Key indicators and market cues tracked by investors

  • Financial: RevPAR (revenue per available room), occupancy seasonality, operating margins after sustainability investments, and diversified revenue shares (lodging vs. tours vs. ecosystem payments).
  • Environmental: Hectares under conservation, carbon sequestered or avoided, water use per guest night, biodiversity monitoring indicators, and compliance with protected-area buffers.
  • Social: Local employment rates, wages relative to regional averages, community revenue sharing, and capacity-building outputs (training hours, local supplier spend).
  • Governance and risk: Permitting status, land tenure clarity, insurance and disaster resilience measures, and transparent impact reporting verified by third parties.

Practical steps for investors and operators

  • Bundle small projects: Aggregating clusters of ecolodges or community enterprises into a single vehicle reduces transaction costs and spreads risk.
  • Blend capital: Combine concessional and private capital so commercially minded investors obtain market returns while subsidy funds buy down conservation risk.
  • Pay for outcomes: Structure deals around verifiable conservation or social outcomes (e.g., hectares protected, carbon performance) rather than only inputs, aligning incentives.
  • Invest in local capacity: Finance training, business development, and supply-chain upgrades so communities can capture more value from tourism and resist selling land for conventional development.
  • Use smart monitoring: Remote sensing, biodiversity surveys, and guest-impact tracking keep oversight cost-effective and support credible reporting to investors and travelers.

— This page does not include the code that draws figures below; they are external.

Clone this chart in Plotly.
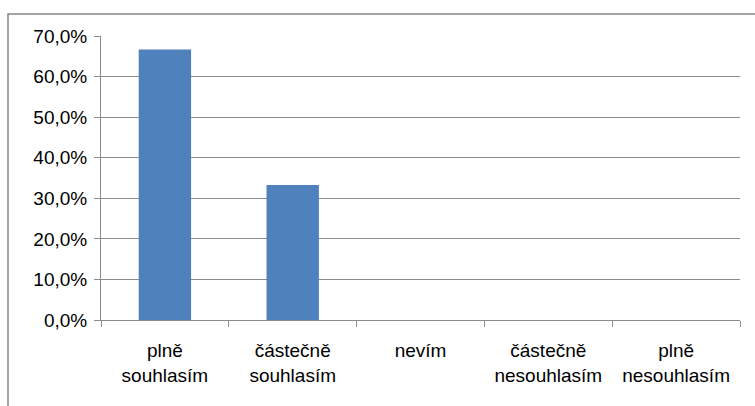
import plotly.graph_objects as go

# Survey answers and their shares
categories = ["plně<br>souhlasím", "částečně<br>souhlasím", "nevím",
              "částečně<br>nesouhlasím", "plně<br>nesouhlasím"]
shares = [0.667, 0.333, 0.0, 0.0, 0.0]
y_ticks = [0.0, 0.1, 0.2, 0.3, 0.4, 0.5, 0.6, 0.7]
y_tick_labels = ["0,0%", "10,0%", "20,0%", "30,0%", "40,0%", "50,0%", "60,0%", "70,0%"]

W, H = 755, 406
ML, MR, MT, MB = 101, 15, 36, 86
pw, ph = W - ML - MR, H - MT - MB

grid_col = "#8c8c8c"
font = dict(family="Liberation Sans, Arial, sans-serif", size=19, color="#000000")

fig = go.Figure(go.Bar(
    x=categories, y=shares,
    marker=dict(color="#4F81BD", line=dict(width=0)),
    width=0.41,
))

fig.update_layout(
    width=W, height=H,
    margin=dict(l=ML, r=MR, t=MT, b=MB),
    paper_bgcolor="white", plot_bgcolor="white",
    showlegend=False,
    font=font,
)

fig.update_xaxes(
    type="category",
    showline=True, linecolor=grid_col, linewidth=1,
    ticks="outside", ticklen=6, tickcolor=grid_col, tickwidth=1,
    tickson="boundaries",
    showgrid=False, zeroline=False,
    tickfont=font,
    ticklabelstandoff=13,
)

fig.update_yaxes(
    range=[0, 0.7],
    tickvals=y_ticks, ticktext=y_tick_labels,
    showline=True, linecolor=grid_col, linewidth=1,
    ticks="outside", ticklen=6, tickcolor=grid_col, tickwidth=1,
    showgrid=True, gridcolor=grid_col, gridwidth=1,
    zeroline=False,
    tickfont=font,
    ticklabelstandoff=3,
)

# Outer chart frame, open towards the right and bottom edges
x0 = (8 - ML) / pw
y0 = 1 + (MT - 14) / ph
x1 = (W + 5 - ML) / pw
y1 = -(MB + 5) / ph
fig.add_shape(type="rect", xref="paper", yref="paper",
              x0=x0, y0=y1, x1=x1, y1=y0,
              line=dict(color="#868686", width=1.5), layer="below")

fig.write_html("out.html")
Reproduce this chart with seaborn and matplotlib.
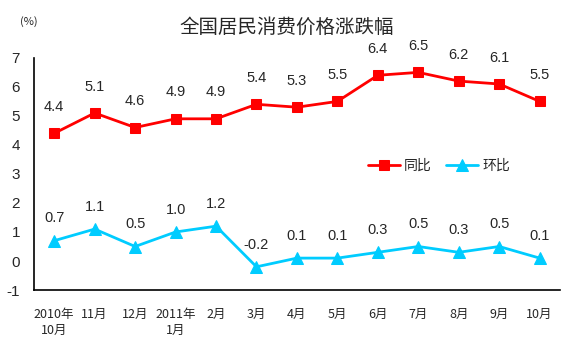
import matplotlib
matplotlib.use('Agg')
import matplotlib.pyplot as plt
import seaborn as sns
import numpy as np

# months and values
months = ['2010年\n10月', '11月', '12月', '2011年\n1月', '2月', '3月', '4月',
          '5月', '6月', '7月', '8月', '9月', '10月']
yoy = [4.4, 5.1, 4.6, 4.9, 4.9, 5.4, 5.3, 5.5, 6.4, 6.5, 6.2, 6.1, 5.5]   # 同比
mom = [0.7, 1.1, 0.5, 1.0, 1.2, -0.2, 0.1, 0.1, 0.3, 0.5, 0.3, 0.5, 0.1]  # 环比
yticks = [-1, 0, 1, 2, 3, 4, 5, 6, 7]

sns.set_style('white')
plt.rcParams['font.family'] = ['Liberation Sans', 'Noto Sans CJK SC', 'DejaVu Sans']
cjk = ['Noto Sans CJK SC', 'DejaVu Sans']

red = '#ff0000'
cyan = '#00ccff'

fig = plt.figure(figsize=(5.76, 3.55), dpi=100)
ax = fig.add_axes([0.059, 0.183, 0.913, 0.654])

x = np.arange(len(months))
sns.lineplot(x=x, y=yoy, ax=ax, color=red, marker='s', markersize=7,
             markeredgecolor=red, linewidth=2, label='同比')
sns.lineplot(x=x, y=mom, ax=ax, color=cyan, marker='^', markersize=8,
             markeredgecolor=cyan, linewidth=2, label='环比')

for i in x:
    ax.annotate(f'{yoy[i]:.1f}', (i, yoy[i]), xytext=(0, 14), textcoords='offset points',
                ha='center', va='bottom', fontsize=10.5)
    ax.annotate(f'{mom[i]:.1f}', (i, mom[i]), xytext=(0, 11), textcoords='offset points',
                ha='center', va='bottom', fontsize=10.5)

ax.set_xlim(-0.5, len(months) - 0.5)
ax.set_ylim(-1, 7)
ax.set_yticks(yticks)
ax.set_yticklabels([str(v) for v in yticks], fontsize=11)
ax.set_xticks(x)
ax.set_xticklabels(months, fontsize=9, family=cjk, va='top', linespacing=1.3)
ax.set_xticks(np.arange(len(months)) + 0.5, minor=True)
ax.tick_params(axis='x', which='major', length=0, pad=13)
ax.tick_params(axis='x', which='minor', length=5, width=1, direction='in', color='black')
ax.tick_params(axis='y', length=5, width=1, direction='in', color='black', pad=10)

for s in ['top', 'right']:
    ax.spines[s].set_visible(False)
for s in ['left', 'bottom']:
    ax.spines[s].set_color('black')
    ax.spines[s].set_linewidth(1.2)

leg = ax.legend(ncol=2, frameon=False, loc='center', bbox_to_anchor=(0.77, 0.534),
                prop={'family': cjk, 'size': 10}, handlelength=2.3, columnspacing=1.0,
                handletextpad=0.3)

fig.text(0.498, 0.923, '全国居民消费价格涨跌幅', ha='center', va='center',
         fontsize=14, family=cjk)
fig.text(0.05, 0.938, '(%)', ha='center', va='center', fontsize=8, family=cjk)

fig.savefig('out.png', dpi=100)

Managing risks and essential trade-offs

  • Leakage: Profits can flee local economies if ownership is external; structures must favor local equity or enforce benefit-sharing.
  • Commodification of conservation: Overreliance on tourism revenue can create perverse incentives—diversified income streams (PES, carbon, sustainable agriculture) reduce this risk.
  • Carrying-capacity collapse: Poorly managed growth can degrade the very resources that attract visitors; strict permitting and dynamic visitor management are essential.
  • Verification burden: Investors require robust impact measurement, which means additional cost; standardized metrics and third-party verification reduce friction over time.

How success is defined

Success in Costa Rica’s context is not merely about expanding hotel capacity or boosting visitor totals; it reflects a setting where premium tourism revenue safeguards pristine ecosystems, strengthens community livelihoods, and keeps small-scale operators as the primary accommodation choice. Investors benefit from steady returns supported by varied income sources, measurable conservation outcomes such as forest preservation, wildlife protection, and carbon retention, and robust enterprises capable of enduring seasonal fluctuations and unexpected disruptions. Public policy and financial tools effectively steer development away from vulnerable shorelines and core reserves, while local stakeholders retain substantial influence through genuine ownership and governance roles.

Costa Rica’s experience indicates that impact capital gravitates toward tourism when investors can connect financial gains to measurable environmental and social benefits, when public policy limits high-impact development, and when communities and small operators are empowered to retain value. By emphasizing quality over volume—distributed, low-impact options, blended financing, and results-driven payments—a growth path emerges that strengthens the natural assets supporting the sector rather than diminishing them.